The result is a RAID 10.
Advantage:
RAID 10 ensures that if one of the disks in any parity group
fails, its contents can be extracted using the information on the remaining functioning disks in its
parity group. Thus it offers better data redundancy than the simple RAID types such as RAID 1,
3, and 5. Also, a RAID 10 array can improve the throughput of read operations by allowing reads
to be performed concurrently on multiple disks in the set.
RAID Rebuild
When a RAID array enters into a degraded mode, it is advisable to rebuild the
array and return it to its original configuration (in terms of the number and state of working
disks) to ensure against operation in degraded mode.
SATA
Acronym for “
Serial ATA
”. A hard disk drive interface standard developed to enhance
connectivity and speed over the IDE, or Parallel ATA disk interface. Current generation SATAII
supports speeds up to 300MB/S.
Server Message Block (SMB)
a network protocol mainly applied to share files, printers, serial
ports, and miscellaneous communications between nodes on a network. It also provides an
authenticated Inter-process communication mechanism. SMB and its successor, CIFS, are the
native network protocol used by the Microsoft Windows family, and is also used by Apple MacOS
X and is available for virtually every UNIX and Linux operating system.
Span
Spanning or Concatenation of disks is a method for combining multiple physical disk drives
into a single virtual disk, although it is not one of the numbered RAID levels. It provides no data
redundancy; as the name implies, disks are merely concatenated together, end to beginning, so they
appear to be a single large disk. This mode is sometimes called JBOD, or “Just a Bunch Of Disks”
Stripe
A stripe is a logical space that spans across multiple hard disks with each constituent hard
disk contributing equal strips (or chunks) of space to the stripe.
Stripe Set
A stripe set is a set of stripes that spans across multiple hard disks. In the figure below,
the displayed stripe set has 4 stripes, with strip number 1 comprised of the purple strips 1A, 1B
and 1C. Stripe number 2 is comprised of the green strips 2A, 2B and 2C etc.
Stripe Size
This is the size of the strips that constitute each stripe. This term is a misnomer –
though prevalent – since it should appropriately be called strip size or chunk size.

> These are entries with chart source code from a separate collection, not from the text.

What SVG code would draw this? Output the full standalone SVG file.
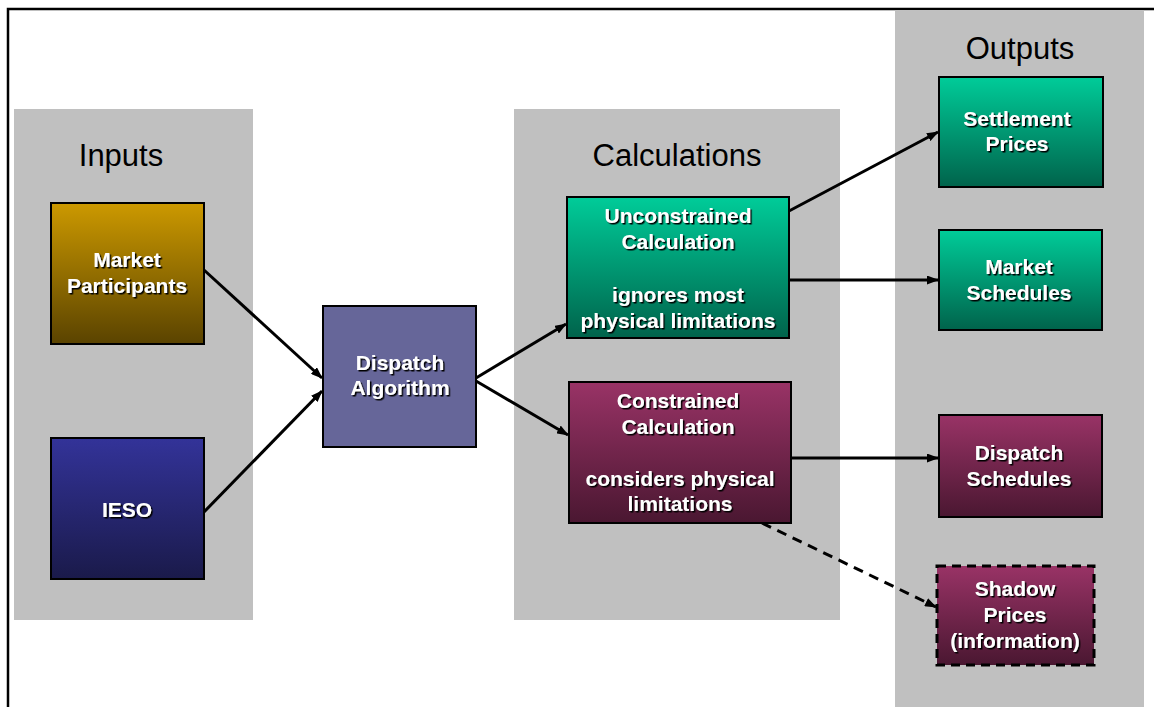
<svg xmlns="http://www.w3.org/2000/svg" width="1154" height="707" viewBox="0 0 1154 707">
<defs>
<linearGradient id="gGold" x1="0" y1="0" x2="0" y2="1"><stop offset="0" stop-color="#CC9900"/><stop offset="1" stop-color="#5A4300"/></linearGradient>
<linearGradient id="gBlue" x1="0" y1="0" x2="0" y2="1"><stop offset="0" stop-color="#333399"/><stop offset="1" stop-color="#1A1A4A"/></linearGradient>
<linearGradient id="gGreen" x1="0" y1="0" x2="0" y2="1"><stop offset="0" stop-color="#00CC99"/><stop offset="1" stop-color="#00634B"/></linearGradient>
<linearGradient id="gWine" x1="0" y1="0" x2="0" y2="1"><stop offset="0" stop-color="#993366"/><stop offset="1" stop-color="#4A1731"/></linearGradient>
<filter id="sh" x="-10%" y="-20%" width="130%" height="150%"><feDropShadow dx="1.5" dy="1.5" stdDeviation="0.3" flood-color="#000" flood-opacity="1"/></filter>
<marker id="arr" markerWidth="12" markerHeight="9" refX="11" refY="4.5" orient="auto" markerUnits="userSpaceOnUse"><path d="M0,0 L12,4.5 L0,9 z" fill="#000"/></marker>
</defs>
<style>
.panel{fill:#C0C0C0}
.title{font-family:"Liberation Sans",Arial,sans-serif;font-size:31px;fill:#000;text-anchor:middle}
.box{stroke:#000;stroke-width:2}
.dbox{stroke:#000;stroke-width:3;stroke-dasharray:9,6}
.lbl{font-family:"Liberation Sans",Arial,sans-serif;font-size:21px;font-weight:bold;fill:#fff;text-anchor:middle;filter:url(#sh)}
.con{stroke:#000;stroke-width:3;fill:none;marker-end:url(#arr)}
.dash{stroke-dasharray:10,7}
</style>
<rect width="1154" height="707" fill="#fff"/>
<path d="M8,707 V9 H1154" fill="none" stroke="#000" stroke-width="2.5"/>
<g id="panels">
<rect class="panel" x="14" y="109" width="239" height="511"/>
<rect class="panel" x="514" y="109" width="326" height="511"/>
<rect class="panel" x="895" y="10" width="249" height="697"/>
<text class="title" x="121" y="166">Inputs</text>
<text class="title" x="677" y="166">Calculations</text>
<text class="title" x="1020" y="59">Outputs</text>
</g>
<g id="connectors">
<line class="con" x1="204" y1="270" x2="322" y2="378"/>
<line class="con" x1="204" y1="512" x2="322" y2="391"/>
<line class="con" x1="476" y1="378" x2="566" y2="324"/>
<line class="con" x1="476" y1="381" x2="568" y2="435"/>
<line class="con" x1="789" y1="211" x2="938" y2="132"/>
<line class="con" x1="789" y1="280" x2="938" y2="280"/>
<line class="con" x1="791" y1="458" x2="938" y2="458"/>
<line class="con dash" x1="762" y1="523" x2="936" y2="607"/>
</g>
<g id="n-market-participants">
<rect class="box" x="51" y="203" width="153" height="141" fill="url(#gGold)"/>
<text class="lbl" x="127" y="267">Market</text>
<text class="lbl" x="127" y="293">Participants</text>
</g>
<g id="n-ieso">
<rect class="box" x="51" y="438" width="153" height="141" fill="url(#gBlue)"/>
<text class="lbl" x="127" y="517">IESO</text>
</g>
<g id="n-dispatch-algorithm">
<rect class="box" x="323" y="306" width="153" height="141" fill="#666699"/>
<text class="lbl" x="400" y="370">Dispatch</text>
<text class="lbl" x="400" y="395">Algorithm</text>
</g>
<g id="n-unconstrained">
<rect class="box" x="567" y="197" width="222" height="141" fill="url(#gGreen)"/>
<text class="lbl" x="678" y="223">Unconstrained</text>
<text class="lbl" x="678" y="249">Calculation</text>
<text class="lbl" x="678" y="302">ignores most</text>
<text class="lbl" x="678" y="328">physical limitations</text>
</g>
<g id="n-constrained">
<rect class="box" x="569" y="382" width="222" height="141" fill="url(#gWine)"/>
<text class="lbl" x="678" y="408">Constrained</text>
<text class="lbl" x="678" y="434">Calculation</text>
<text class="lbl" x="680" y="486">considers physical</text>
<text class="lbl" x="680" y="511">limitations</text>
</g>
<g id="n-settlement-prices">
<rect class="box" x="939" y="77" width="164" height="110" fill="url(#gGreen)"/>
<text class="lbl" x="1017" y="126">Settlement</text>
<text class="lbl" x="1017" y="151">Prices</text>
</g>
<g id="n-market-schedules">
<rect class="box" x="939" y="230" width="163" height="100" fill="url(#gGreen)"/>
<text class="lbl" x="1019" y="274">Market</text>
<text class="lbl" x="1019" y="300">Schedules</text>
</g>
<g id="n-dispatch-schedules">
<rect class="box" x="939" y="415" width="163" height="102" fill="url(#gWine)"/>
<text class="lbl" x="1019" y="460">Dispatch</text>
<text class="lbl" x="1019" y="486">Schedules</text>
</g>
<g id="n-shadow-prices">
<rect class="dbox" x="937" y="566" width="157" height="99" fill="url(#gWine)"/>
<text class="lbl" x="1015" y="596">Shadow</text>
<text class="lbl" x="1015" y="622">Prices</text>
<text class="lbl" x="1015" y="648">(information)</text>
</g>
</svg>
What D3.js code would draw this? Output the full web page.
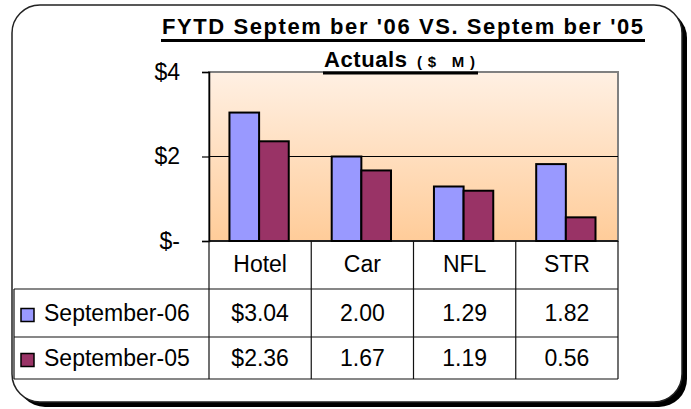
<!DOCTYPE html>
<html>
<head>
<meta charset="utf-8">
<script src="https://cdn.jsdelivr.net/npm/d3@7"></script>
<style>
  html, body { margin: 0; padding: 0; background: #fff; }
  svg { display: block; font-family: "Liberation Sans", Arial, sans-serif; }
</style>
</head>
<body>
<svg id="chart" width="691" height="409"></svg>
<script>
// ---- data ----
const categories = ["Hotel", "Car", "NFL", "STR"];
const seriesNames = ["September-06", "September-05"];
const sep06 = [3.04, 2.00, 1.29, 1.82];
const sep05 = [2.36, 1.67, 1.19, 0.56];
const seriesColors = ["#9999FF", "#993366"];
const yTicks = [0, 2, 4];
const titleLine1 = "FYTD Septem ber '06 VS. Septem ber '05";
const titleLine2a = "Actuals";
const titleLine2b = "($ M)";

const seriesValues = [sep06, sep05];

// ---- layout ----
const svg = d3.select("#chart");
const plot = { left: 209, right: 618, top: 72, bottom: 241 };
const tableLeft = 14;
const rowEdges = [241, 289, 337, 379];
const fs = 23;

// frame with shadow
svg.append("rect").attr("x", 17).attr("y", 10).attr("width", 670).attr("height", 397)
  .attr("rx", 28).attr("fill", "#000");
svg.append("rect").attr("x", 12).attr("y", 5).attr("width", 670).attr("height", 397)
  .attr("rx", 28).attr("fill", "#fff").attr("stroke", "#222").attr("stroke-width", 1.5);

// gradient
const defs = svg.append("defs");
const grad = defs.append("linearGradient").attr("id", "bg").attr("x1", 0).attr("y1", 0).attr("x2", 0).attr("y2", 1);
grad.append("stop").attr("offset", "0%").attr("stop-color", "#FFF0E3");
grad.append("stop").attr("offset", "100%").attr("stop-color", "#FFCC99");

// scales
const x = d3.scaleBand().domain(categories).range([plot.left, plot.right]).paddingInner(0).paddingOuter(0);
const bw = x.bandwidth();
const x1 = d3.scaleBand().domain(seriesNames).range([bw * 0.2, bw * 0.78]).padding(0);
const y = d3.scaleLinear().domain([0, 4]).range([plot.bottom, plot.top]);

// plot area
svg.append("rect").attr("x", plot.left).attr("y", plot.top)
  .attr("width", plot.right - plot.left).attr("height", plot.bottom - plot.top)
  .attr("fill", "url(#bg)").attr("stroke", "#808080").attr("stroke-width", 2);

// gridline
svg.append("g").selectAll("line").data(yTicks.filter(d => d > 0 && d < 4)).join("line")
  .attr("x1", plot.left).attr("x2", plot.right)
  .attr("y1", d => y(d)).attr("y2", d => y(d))
  .attr("stroke", "#000").attr("stroke-width", 1);

// bars
const groups = svg.append("g").selectAll("g").data(categories).join("g")
  .attr("transform", d => `translate(${x(d)},0)`);
groups.selectAll("rect").data((c, i) => seriesNames.map((s, j) => ({ s, v: seriesValues[j][i], j })))
  .join("rect")
  .attr("x", d => x1(d.s))
  .attr("width", x1.bandwidth())
  .attr("y", d => y(d.v))
  .attr("height", d => y(0) - y(d.v))
  .attr("fill", d => seriesColors[d.j])
  .attr("stroke", "#000").attr("stroke-width", 2);

// y axis
const yAxis = d3.axisLeft(y).tickValues(yTicks).tickSize(7).tickPadding(22)
  .tickFormat(d => d === 0 ? "$-" : "$" + d);
const gy = svg.append("g").attr("transform", `translate(${plot.left},0)`).call(yAxis);
gy.select(".domain").attr("stroke", "#000").attr("stroke-width", 1.5);
gy.selectAll(".tick line").attr("stroke", "#000").attr("stroke-width", 1.2);
gy.selectAll(".tick text").attr("font-size", fs).attr("fill", "#000")
  .attr("font-family", "'Liberation Sans', Arial, sans-serif");

// baseline
svg.append("line").attr("x1", plot.left).attr("x2", plot.right)
  .attr("y1", y(0)).attr("y2", y(0)).attr("stroke", "#000").attr("stroke-width", 1.5);

// ---- data table ----
const tbl = svg.append("g").attr("stroke", "#111").attr("stroke-width", 1.2);
rowEdges.slice(1).forEach(yy => {
  tbl.append("line").attr("x1", tableLeft).attr("x2", plot.right).attr("y1", yy).attr("y2", yy);
});
const edges = categories.map(c => x(c)).concat([plot.right]);
tbl.selectAll("line.v").data(edges).join("line").attr("class", "v")
  .attr("x1", d => d).attr("x2", d => d)
  .attr("y1", rowEdges[0]).attr("y2", rowEdges[3]);
tbl.append("line").attr("x1", tableLeft).attr("x2", tableLeft)
  .attr("y1", rowEdges[1]).attr("y2", rowEdges[3]);

// header labels
svg.append("g").selectAll("text").data(categories).join("text")
  .attr("x", d => x(d) + bw / 2)
  .attr("y", (rowEdges[0] + rowEdges[1]) / 2 + 0.36 * fs - 1)
  .attr("text-anchor", "middle").attr("font-size", fs).attr("fill", "#000")
  .text(d => d);

// rows
const fmt = d3.format(".2f");
seriesNames.forEach((s, j) => {
  const cy = (rowEdges[j + 1] + rowEdges[j + 2]) / 2;
  const g = svg.append("g");
  g.append("rect").attr("x", 21).attr("y", cy - 4.5)
    .attr("width", 13).attr("height", 13)
    .attr("fill", seriesColors[j]).attr("stroke", "#000").attr("stroke-width", 1.5);
  g.append("text").attr("x", 44).attr("y", cy + 0.36 * fs)
    .attr("font-size", fs).attr("fill", "#000").text(s);
  g.selectAll("text.v").data(seriesValues[j]).join("text").attr("class", "v")
    .attr("x", (d, i) => x(categories[i]) + bw / 2)
    .attr("y", cy + 0.36 * fs)
    .attr("text-anchor", "middle").attr("font-size", fs).attr("fill", "#000")
    .text((d, i) => (i === 0 ? "$" : "") + fmt(d));
});

// ---- title ----
svg.append("text").attr("x", 162).attr("y", 34)
  .attr("font-size", 22).attr("font-weight", "bold").attr("fill", "#000")
  .attr("textLength", 481).attr("lengthAdjust", "spacing")
  .text(titleLine1);
svg.append("rect").attr("x", 161).attr("y", 39).attr("width", 484).attr("height", 3).attr("fill", "#000");

svg.append("text").attr("x", 324).attr("y", 67)
  .attr("font-size", 22).attr("font-weight", "bold").attr("fill", "#000")
  .attr("textLength", 83).attr("lengthAdjust", "spacing")
  .text(titleLine2a);
svg.append("text").attr("x", 417).attr("y", 67)
  .attr("font-size", 15).attr("font-weight", "bold").attr("fill", "#000")
  .attr("textLength", 58).attr("lengthAdjust", "spacing")
  .text(titleLine2b);
svg.append("rect").attr("x", 323).attr("y", 71.5).attr("width", 155).attr("height", 3).attr("fill", "#000");
</script>
</body>
</html>
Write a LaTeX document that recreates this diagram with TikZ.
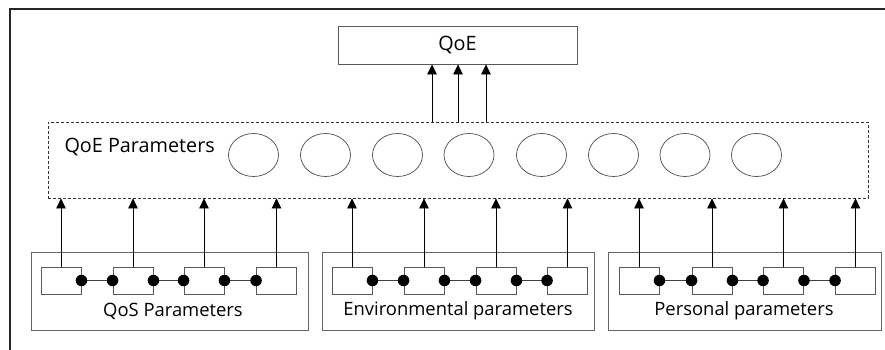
\documentclass[tikz,border=0pt]{standalone}
\usepackage{fontspec}
\setmainfont{Open Sans}
\usetikzlibrary{arrows.meta,shapes.geometric}
\begin{document}
\begin{tikzpicture}[x=1pt,y=-1pt,
  frame/.style={draw=black!85,line width=1.1pt},
  bigbox/.style={draw=black!65,line width=0.9pt,minimum height=38pt,inner sep=0pt},
  dashbox/.style={draw=black!80,line width=0.8pt,dash pattern=on 3pt off 2pt,inner sep=0pt},
  grpbox/.style={draw=black!60,line width=0.9pt,inner sep=0pt},
  sbox/.style={draw=black!65,line width=0.9pt,minimum width=40pt,minimum height=27pt,inner sep=0pt},
  param/.style={draw=black!70,line width=0.7pt,ellipse,minimum width=50pt,minimum height=43pt,inner sep=0pt},
  dot/.style={circle,fill=black,minimum size=11.5pt,inner sep=0pt},
  arr/.style={draw=black,line width=0.8pt,-{Triangle[width=9.5pt,length=10pt]}},
  conn/.style={draw=black!75,line width=0.8pt},
  lbl/.style={font=\fontsize{18.4}{20}\selectfont,text=black},
  biglbl/.style={font=\fontsize{19.8}{22}\selectfont,text=black}]
\useasboundingbox (0,0) rectangle (885,350);
% outer frame
\draw[frame] (10,350) -- (10,9) -- (885,9);
% QoE box
\node[bigbox,minimum width=239pt,biglbl] (Q) at (457.5,45) {QoE};
% dashed box
\node[dashbox,minimum width=820pt,minimum height=76pt] (P) at (458,160) {};
\node[biglbl,anchor=west] (Pl) at (61,147) {QoE Parameters};
\foreach \i/\x in {1/253.5,2/325.5,3/397.5,4/469,5/541.5,6/613.5,7/685,8/756.5}
  \node[param] (e\i) at (\x,155) {};
% arrows to QoE
\foreach \i/\x in {1/432,2/458,3/486} {
  \coordinate (t\i) at (\x,122);
  \draw[arr] (t\i) -- (t\i |- Q.south);
}
% group boxes
\node[grpbox,minimum width=277pt,minimum height=78pt] (G1) at (169.5,291) {};
\node[grpbox,minimum width=272pt,minimum height=78pt] (G2) at (458,291) {};
\node[grpbox,minimum width=273pt,minimum height=78pt] (G3) at (744.5,291) {};
\node[lbl] (L1) at (173,311) {QoS Parameters};
\node[lbl] (L2) at (458,311) {Environmental parameters};
\node[lbl] (L3) at (744,311) {Personal parameters};
% small boxes
\foreach \g/\a/\b/\c/\d in {q/61/133/204/276.5, v/352/424/496/567.5, p/639/712/783.5/855.5} {
  \node[sbox] (\g1) at (\a,280.5) {};
  \node[sbox] (\g2) at (\b,280.5) {};
  \node[sbox] (\g3) at (\c,280.5) {};
  \node[sbox] (\g4) at (\d,280.5) {};
  \draw[conn] (\g1.east) -- (\g2.west);
  \draw[conn] (\g2.east) -- (\g3.west);
  \draw[conn] (\g3.east) -- (\g4.west);
  \node[dot] (\g1r) at (\g1.east) {};
  \node[dot] (\g2l) at (\g2.west) {};
  \node[dot] (\g2r) at (\g2.east) {};
  \node[dot] (\g3l) at (\g3.west) {};
  \node[dot] (\g3r) at (\g3.east) {};
  \node[dot] (\g4l) at (\g4.west) {};
  \foreach \k in {1,2,3,4}
    \draw[arr] (\g\k.north) -- (\g\k.north |- P.south);
}
\end{tikzpicture}
\end{document}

TCP/IP (Transmission Control Protocol/Internet Protocol)
A pair of communications protocols
that implement the protocol stack on which the Internet and most commercial networks run. TCP
is a peer-to-peer connection oriented protocol that guarantees the delivery of data packets in
the correct sequence between two peers. IP is the protocol that defines and governs addressing,
fragmentation, reassembly and time-to-live parameters for packets.